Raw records
────────
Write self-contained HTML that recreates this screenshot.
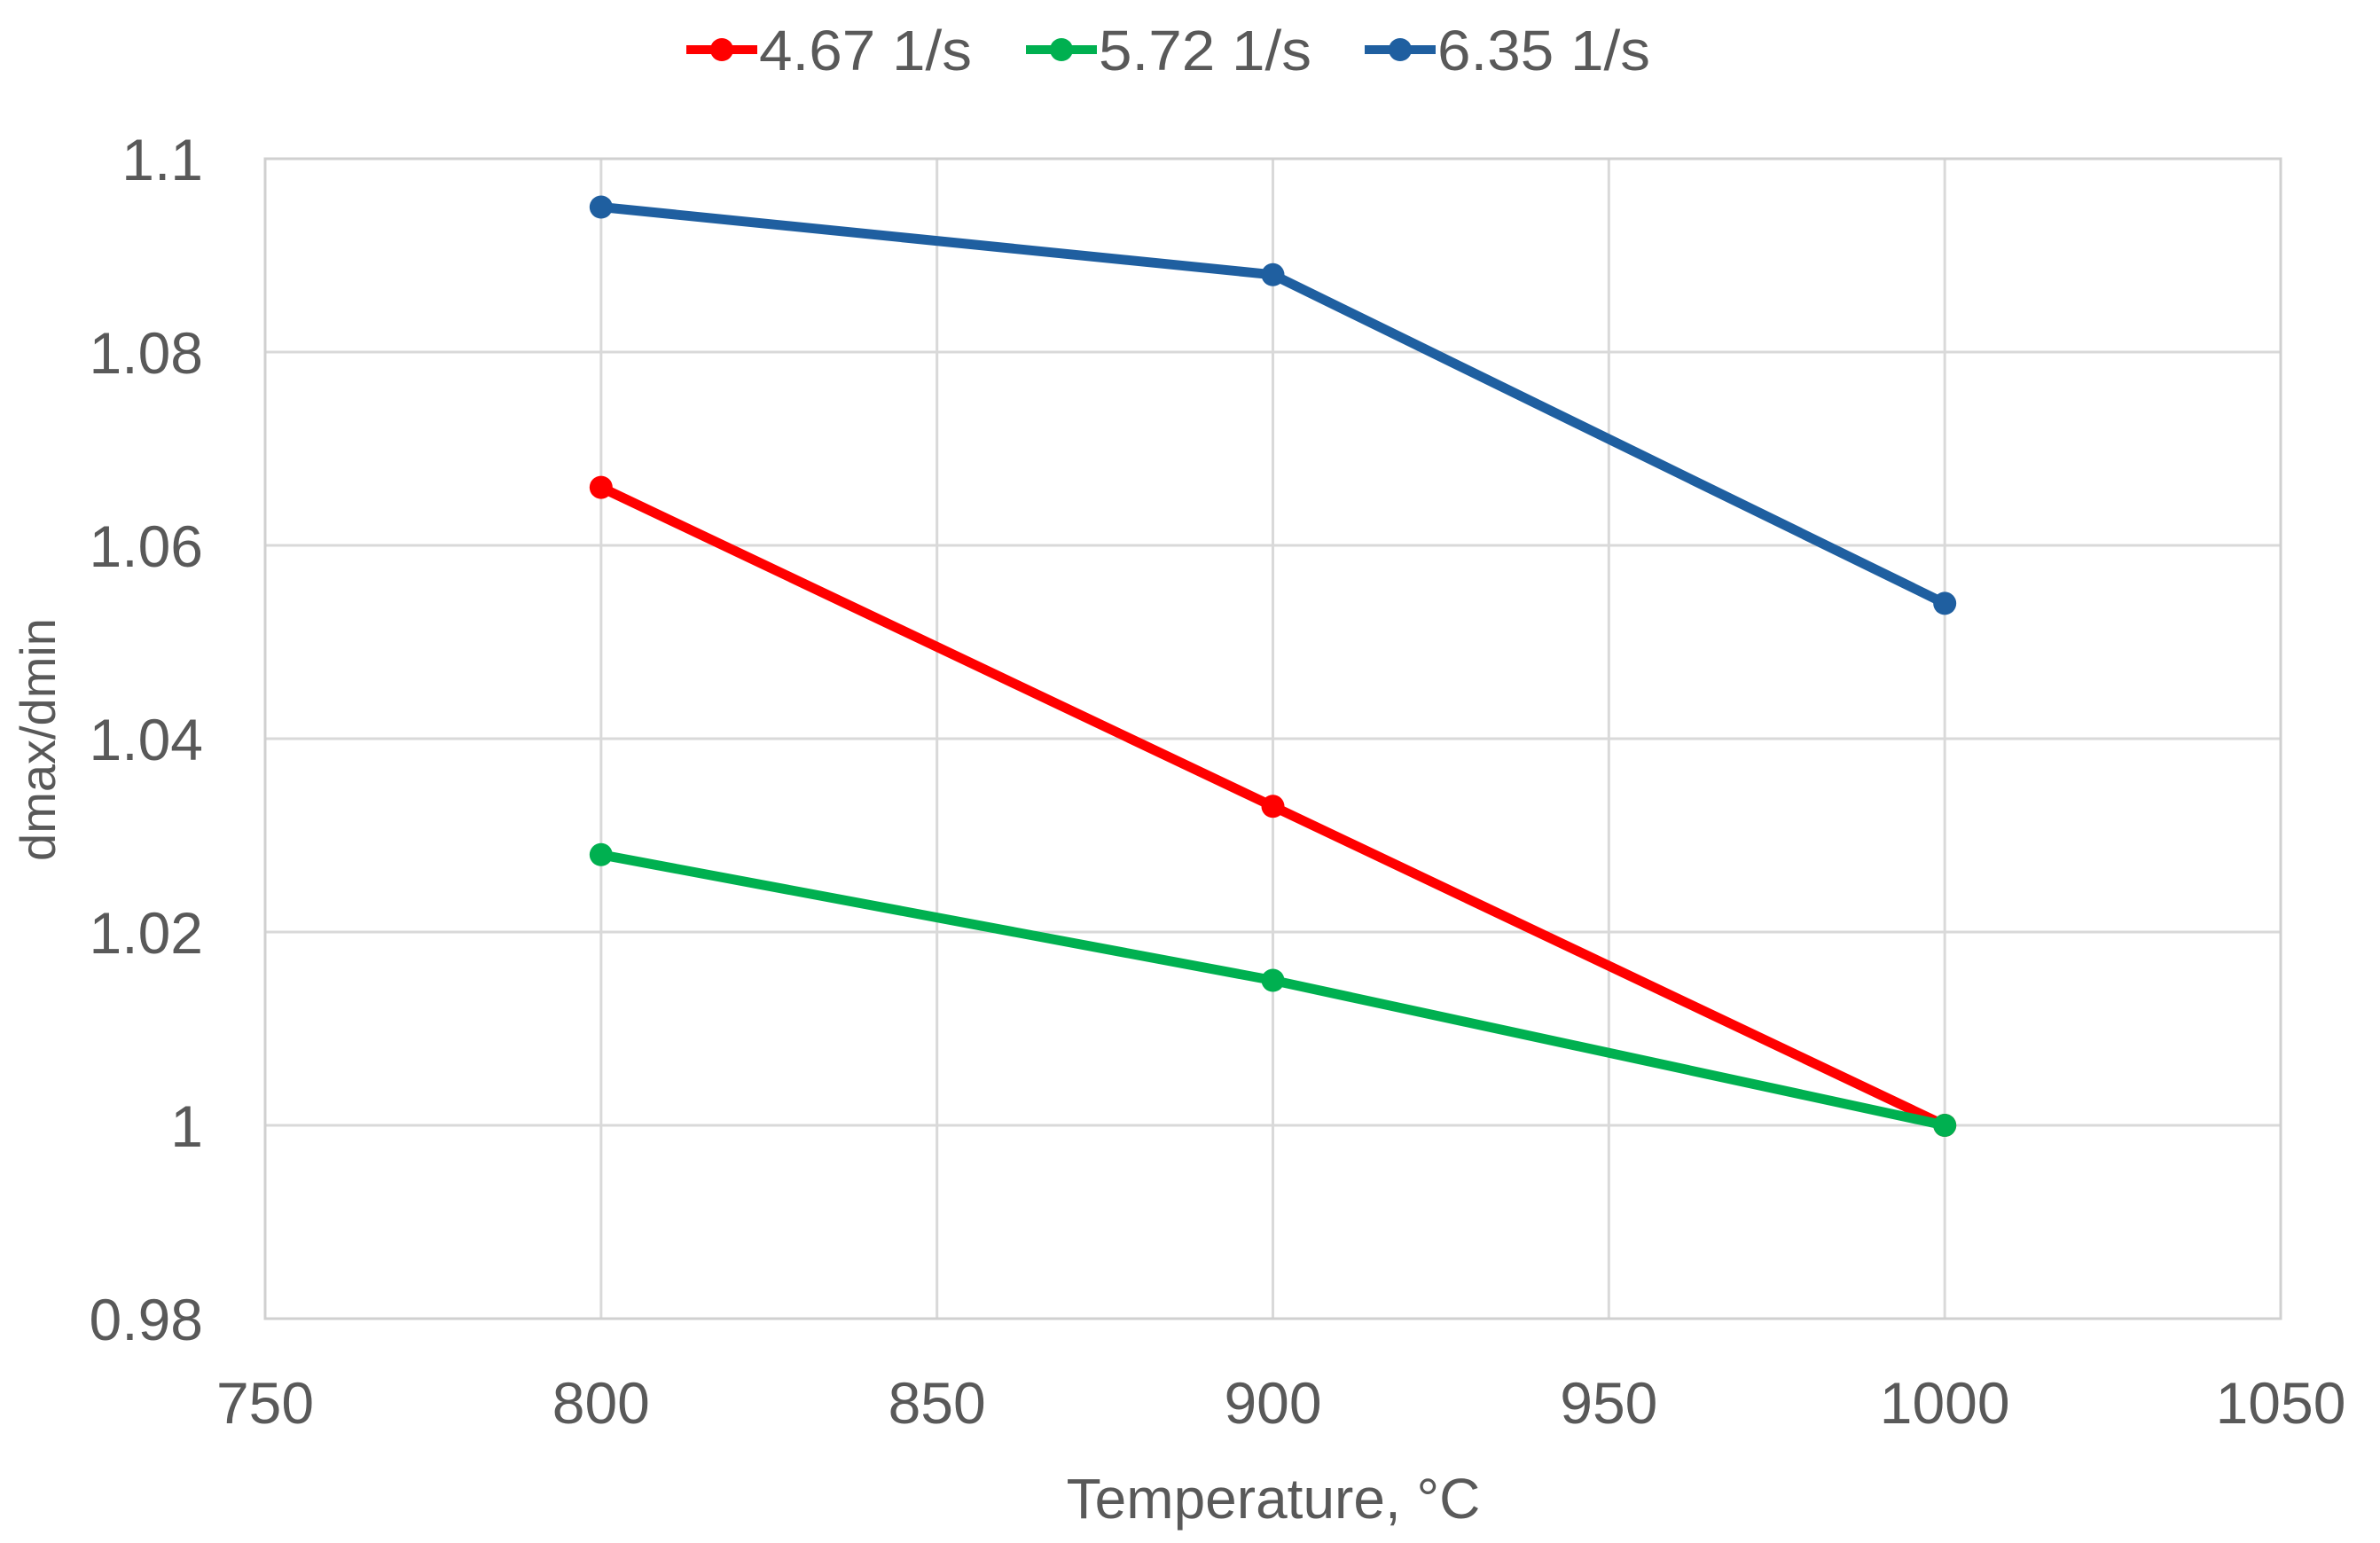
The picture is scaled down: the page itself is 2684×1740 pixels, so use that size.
<!DOCTYPE html>
<html><head><meta charset="utf-8"><style>
html,body{margin:0;padding:0;background:#fff;}
svg{display:block;font-family:"Liberation Sans",Arial,sans-serif;}
</style></head><body>
<svg id="chart" width="2684" height="1740" viewBox="0 0 2684 1740" xmlns="http://www.w3.org/2000/svg">
<rect x="0" y="0" width="2684" height="1740" fill="#fff"/>
<g id="grid"></g>
<g id="axes"></g>
<g id="series"></g>
<g id="legend"></g>
<text x="1436" y="1712" text-anchor="middle" font-size="64" fill="#595959">Temperature, °C</text>
<text transform="translate(62,834) rotate(-90)" text-anchor="middle" font-size="56" fill="#595959">dmax/dmin</text>
</svg>
<script>
const xCategories = [800, 900, 1000];
const seriesNames = ["4.67 1/s", "5.72 1/s", "6.35 1/s"];
const seriesRed = [1.066, 1.033, 1.000];
const seriesGreen = [1.028, 1.015, 1.000];
const seriesBlue = [1.095, 1.088, 1.054];
const xTicks = [750, 800, 850, 900, 950, 1000, 1050];
const yTicks = [0.98, 1, 1.02, 1.04, 1.06, 1.08, 1.1];

const NS = "http://www.w3.org/2000/svg";
const L = 299, R = 2572, T = 179, B = 1487;
const xMin = 750, xMax = 1050, yMin = 0.98, yMax = 1.1;
function xs(v){ return L + (v - xMin) / (xMax - xMin) * (R - L); }
function ys(v){ return B - (v - yMin) / (yMax - yMin) * (B - T); }
function mk(tag, attrs, parent){
  const e = document.createElementNS(NS, tag);
  for (const k in attrs) e.setAttribute(k, attrs[k]);
  parent.appendChild(e);
  return e;
}
const grid = document.getElementById('grid');
const axes = document.getElementById('axes');
const seriesG = document.getElementById('series');
const legend = document.getElementById('legend');

xTicks.forEach(t => {
  const ln = mk('line', {x1: xs(t), x2: xs(t), y1: T, y2: B, stroke: '#d9d9d9', 'stroke-width': 3}, grid);
  
  
  const tx = mk('text', {x: xs(t), y: 1605, 'text-anchor': 'middle', 'font-size': 66, fill: '#595959'}, axes);
  tx.textContent = String(t);
  
  
});
yTicks.forEach(t => {
  const ln = mk('line', {x1: L, x2: R, y1: ys(t), y2: ys(t), stroke: '#d9d9d9', 'stroke-width': 3}, grid);
  
  
  const tx = mk('text', {x: 229, y: ys(t) + 24, 'text-anchor': 'end', 'font-size': 66, fill: '#595959'}, axes);
  tx.textContent = String(t);
  
  
});
const frame = mk('rect', {x: L, y: T, width: R - L, height: B - T, fill: 'none', stroke: '#d0d0d0', 'stroke-width': 3}, grid);



const allSeries = [
  {vals: seriesRed, color: '#ff0000', key: 'red'},
  {vals: seriesGreen, color: '#00b050', key: 'green'},
  {vals: seriesBlue, color: '#1f5fa0', key: 'blue'}
];
allSeries.forEach((s, i) => {
  const pts = s.vals.map((v, j) => xs(xCategories[j]) + ',' + ys(v)).join(' ');
  const pl = mk('polyline', {points: pts, fill: 'none', stroke: s.color, 'stroke-width': 11, 'stroke-linejoin': 'round'}, seriesG);
  
  
  s.vals.forEach((v, j) => {
    const c = mk('circle', {cx: xs(xCategories[j]), cy: ys(v), r: 13, fill: s.color}, seriesG);
    
    
  });
});

const legendX = [774, 1157, 1539];
allSeries.forEach((s, i) => {
  const g = mk('g', {}, legend);
  
  
  const x0 = legendX[i];
  mk('line', {x1: x0, x2: x0 + 80, y1: 56, y2: 56, stroke: s.color, 'stroke-width': 10}, g);
  mk('circle', {cx: x0 + 40, cy: 56, r: 13, fill: s.color}, g);
  const tx = mk('text', {x: x0 + 82, y: 79, 'font-size': 64, fill: '#595959', textLength: 240, lengthAdjust: 'spacingAndGlyphs'}, g);
  tx.textContent = seriesNames[i];
});
</script>
</body></html>
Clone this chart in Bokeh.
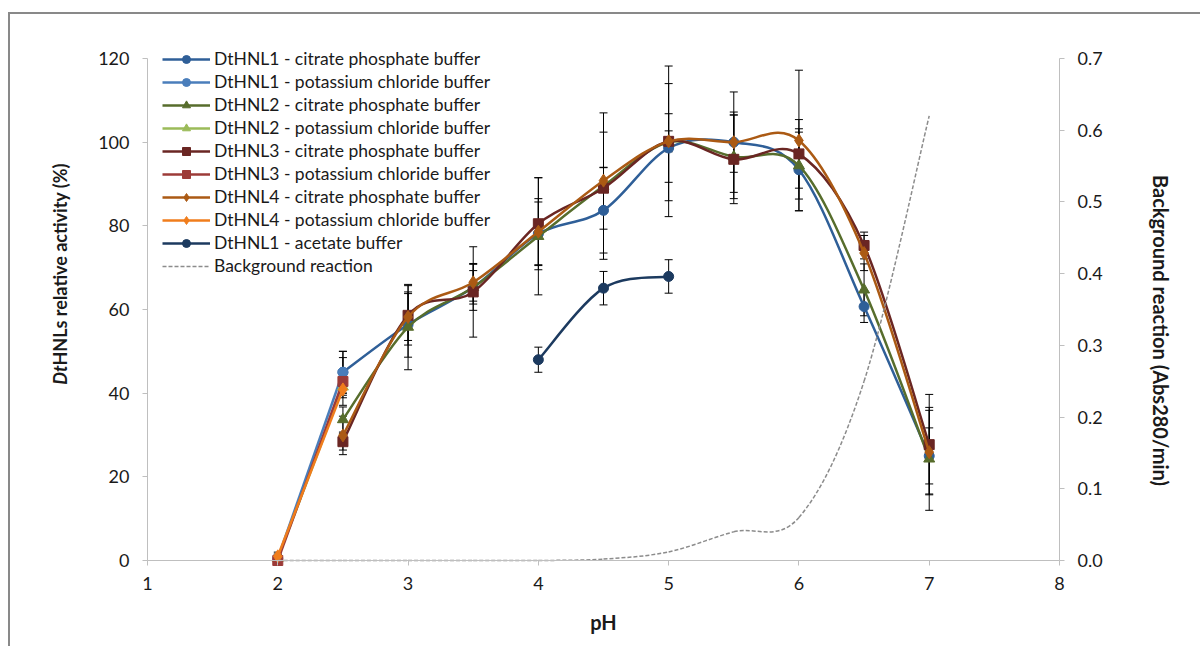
import math
from bokeh.plotting import figure
from bokeh.models import (Range1d, LinearAxis, FixedTicker, NumeralTickFormatter, Legend,
                          LegendItem, Label, Whisker, ColumnDataSource, TeeHead)
from bokeh.embed import file_html
from bokeh.resources import INLINE

# ---------------- data ----------------
ph_cp = [2.5, 3, 3.5, 4, 4.5, 5, 5.5, 6, 6.5, 7]
ph_kcl = [2, 2.5]
ph_ac = [4, 4.5, 5]
ph_bg = [2, 2.5, 3, 3.5, 4, 4.5, 5, 5.5, 6, 6.5, 7]

hnl1_cp = [45, 56.4, 65.3, 78.1, 83.7, 98.6, 100, 93.4, 60.7, 25.0]
hnl1_cp_err = [5, 7.8, 4, 7.6, 10.2, 8.2, 7.2, 9.8, 3.8, 6.7]
hnl2_cp = [33.7, 55.8, 65.3, 77.5, 89.5, 100, 96.5, 94.4, 64.7, 24.3]
hnl2_cp_err = [3, 10.2, 5.5, 14, 17.5, 14, 10, 8, 6.2, 12.3]
hnl3_cp = [28.4, 58.6, 64.2, 80.5, 89, 100.2, 95.9, 97.2, 75.3, 27.7]
hnl3_cp_err = [2, 7.1, 10.8, 11, 5, 2.5, 10.6, 8.2, 3.2, 12]
hnl4_cp = [29.9, 58.2, 66.5, 78.6, 90.8, 100.2, 100, 100.4, 73.5, 25.9]
hnl4_cp_err = [4.6, 5.6, 4.5, 7.9, 11.6, 18, 12, 16.8, 4.2, 10]

hnl1_kcl = [0.5, 45]
hnl1_kcl_err = [1, 5]
hnl2_kcl = [0.5, 41.5]
hnl2_kcl_err = [1, 2]
hnl3_kcl = [0, 42.8]
hnl3_kcl_err = [1, 5.7]
hnl4_kcl = [1, 40.9]
hnl4_kcl_err = [1, 2]

hnl1_ac = [48, 65.1, 67.9]
hnl1_ac_err = [3, 4, 4]

background = [0, 0, 0, 0, 0, 0.002, 0.012, 0.040, 0.060, 0.25, 0.62]

x_ticks = [1, 2, 3, 4, 5, 6, 7, 8]
y_ticks = [0, 20, 40, 60, 80, 100, 120]
y2_ticks = [0, 0.1, 0.2, 0.3, 0.4, 0.5, 0.6, 0.7]

names = ["DtHNL1 - citrate phosphate buffer", "DtHNL1 - potassium chloride buffer",
         "DtHNL2 - citrate phosphate buffer", "DtHNL2 - potassium chloride buffer",
         "DtHNL3 - citrate phosphate buffer", "DtHNL3 - potassium chloride buffer",
         "DtHNL4 - citrate phosphate buffer", "DtHNL4 - potassium chloride buffer",
         "DtHNL1 - acetate buffer", "Background reaction"]

FONT = "Lato"

# ---------------- geometry (canvas pixels) ----------------
W, H = 1192, 634
FL, FR, FT, FB = 137, 1049, 44, 546       # plot box: pH 1..8, activity 120..0
XMIN, XMAX, YMIN, YMAX, Y2MAX = 1, 8, 0, 120, 0.7
ux = (XMAX - XMIN) / (FR - FL)
uy = (YMAX - YMIN) / (FB - FT)
x_start, x_end = XMIN - FL * ux, XMAX + (W - FR) * ux
y_start, y_end = YMIN - (H - FB) * uy, YMAX + FT * uy
k2 = Y2MAX / YMAX

p = figure(width=W, height=H, output_backend="svg", toolbar_location=None,
           x_range=Range1d(x_start, x_end), y_range=Range1d(y_start, y_end),
           min_border=0, background_fill_color="white", border_fill_color="white",
           outline_line_color=None)
p.styles = {"margin-left": "8px", "margin-top": "12px",
            "border-left": "2px solid #898989", "border-top": "2px solid #898989"}
p.extra_y_ranges = {"bg": Range1d(y_start * k2, y_end * k2)}
p.xgrid.visible = False
p.ygrid.visible = False

def style_axis(ax, ticks):
    ax.ticker = FixedTicker(ticks=ticks)
    ax.axis_line_color = "#bfbfbf"
    ax.axis_line_width = 1
    ax.major_tick_line_color = "#bfbfbf"
    ax.major_tick_out = 5
    ax.major_tick_in = 0
    ax.minor_tick_line_color = None
    ax.major_label_text_font = FONT
    ax.major_label_text_font_size = "18px"
    ax.major_label_text_color = "#1a1a1a"
    ax.axis_label = None

xa = p.xaxis[0]
style_axis(xa, x_ticks)
xa.fixed_location = 0
xa.bounds = (XMIN, XMAX)
xa.major_label_standoff = 11
ya = p.yaxis[0]
style_axis(ya, y_ticks)
ya.fixed_location = XMIN
ya.bounds = (YMIN, YMAX)
ya.major_label_standoff = 13
ax2 = LinearAxis(y_range_name="bg")
style_axis(ax2, y2_ticks)
ax2.formatter = NumeralTickFormatter(format="0.0")
ax2.fixed_location = XMAX
ax2.bounds = (0, Y2MAX)
ax2.major_label_standoff = 13
p.add_layout(ax2, "right")

# ---------------- smoothing helper (Bezier through the data points) ----------------
def bez_source(xs, ys):
    n = len(xs)
    d = dict(x0=[], y0=[], x1=[], y1=[], cx0=[], cy0=[], cx1=[], cy1=[])
    for i in range(n - 1):
        a = i - 1 if i > 0 else i
        b = i + 2 if i + 2 < n else i + 1
        d["x0"].append(xs[i]); d["y0"].append(ys[i])
        d["x1"].append(xs[i + 1]); d["y1"].append(ys[i + 1])
        d["cx0"].append(xs[i] + (xs[i + 1] - xs[a]) / 6.0)
        d["cy0"].append(ys[i] + (ys[i + 1] - ys[a]) / 6.0)
        d["cx1"].append(xs[i + 1] - (xs[b] - xs[i]) / 6.0)
        d["cy1"].append(ys[i + 1] - (ys[b] - ys[i]) / 6.0)
    return ColumnDataSource(d)

def whiskers(xs, ys, errs):
    src = ColumnDataSource(dict(x=xs, lo=[y - e for y, e in zip(ys, errs)],
                                hi=[y + e for y, e in zip(ys, errs)]))
    w = Whisker(source=src, base="x", lower="lo", upper="hi",
                line_color="black", line_width=1,
                upper_head=TeeHead(size=8, line_color="black", line_width=1),
                lower_head=TeeHead(size=8, line_color="black", line_width=1))
    p.add_layout(w)

series = [
    (ph_cp, hnl1_cp, hnl1_cp_err, "#2f5f98", "circle", 10, True),
    (ph_kcl, hnl1_kcl, hnl1_kcl_err, "#4a7ebb", "circle", 10, False),
    (ph_cp, hnl2_cp, hnl2_cp_err, "#576d2c", "triangle", 11, True),
    (ph_kcl, hnl2_kcl, hnl2_kcl_err, "#9bbb59", "triangle", 11, False),
    (ph_cp, hnl3_cp, hnl3_cp_err, "#6a2623", "square", 10, True),
    (ph_kcl, hnl3_kcl, hnl3_kcl_err, "#9c3b38", "square", 10, False),
    (ph_cp, hnl4_cp, hnl4_cp_err, "#ab5a14", "diamond", 13, True),
    (ph_kcl, hnl4_kcl, hnl4_kcl_err, "#f07d1c", "diamond", 13, False),
    (ph_ac, hnl1_ac, hnl1_ac_err, "#1c3a5f", "circle", 10, True),
]

LW = 2.5
items = []
nan = float("nan")
for (xs, ys, errs, col, mk, sz, smooth), name in zip(series, names):
    whiskers(xs, ys, errs)
    if smooth:
        p.bezier(x0="x0", y0="y0", x1="x1", y1="y1", cx0="cx0", cy0="cy0", cx1="cx1", cy1="cy1",
                 source=bez_source(xs, ys), line_color=col, line_width=LW)
    else:
        p.line(xs, ys, line_color=col, line_width=LW)
    dummy = p.line([nan], [nan], line_color=col, line_width=LW)
    sc = p.scatter(xs, ys, marker=mk, size=sz, fill_color=col, line_color=col)
    items.append(LegendItem(label=name, renderers=[dummy, sc]))

# background reaction on the secondary axis
p.bezier(x0="x0", y0="y0", x1="x1", y1="y1", cx0="cx0", cy0="cy0", cx1="cx1", cy1="cy1",
         source=bez_source(ph_bg, background), line_color="#8c8c8c", line_width=1.5,
         line_dash="4 2", y_range_name="bg")
dummy_bg = p.line([nan], [nan], line_color="#8c8c8c", line_width=1.5, line_dash="4 2")
items.append(LegendItem(label=names[-1], renderers=[dummy_bg]))

legend = Legend(items=items, location=(152, 372), orientation="vertical",
                glyph_width=48, glyph_height=20, label_height=20, spacing=2,
                padding=0, margin=0, label_standoff=4,
                border_line_color=None, background_fill_alpha=0,
                label_text_font=FONT, label_text_font_size="17.5px", label_text_color="#1a1a1a")
p.add_layout(legend)

# ---------------- axis titles ----------------
def cx(px):   # reference-image x pixel -> data x
    return XMIN + (px - 147) * ux

def cy(py):   # reference-image y pixel -> data y
    return (560 - py) * uy

p.add_layout(Label(x=cx(59), y=cy(365), text="Dt", angle=math.pi / 2,
                   text_align="right", text_baseline="middle", text_font=FONT,
                   text_font_size="18px", text_font_style="bold italic", text_color="#1a1a1a"))
p.add_layout(Label(x=cx(59), y=cy(365), text="HNLs relative activity (%)",
                   angle=math.pi / 2, text_align="left", text_baseline="middle",
                   text_font=FONT, text_font_size="18px", text_font_style="bold",
                   text_color="#1a1a1a"))
p.add_layout(Label(x=cx(1160), y=cy(330),
                   text="Background reaction (Abs280/min)", angle=-math.pi / 2,
                   text_align="center", text_baseline="middle", text_font=FONT,
                   text_font_size="20px", text_font_style="bold", text_color="#1a1a1a"))
p.add_layout(Label(x=cx(603), y=cy(621), text="pH",
                   text_align="center", text_baseline="middle", text_font=FONT,
                   text_font_size="20px", text_font_style="bold", text_color="#1a1a1a"))

open("out.html", "w").write(file_html(p, INLINE))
────────
Take every line that includes the string "chart" and copy it.

◆ **TASK RESPONSE**
<svg id="chart" width="2684" height="1740" viewBox="0 0 2684 1740" xmlns="http://www.w3.org/2000/svg">
Clone this chart in Bokeh.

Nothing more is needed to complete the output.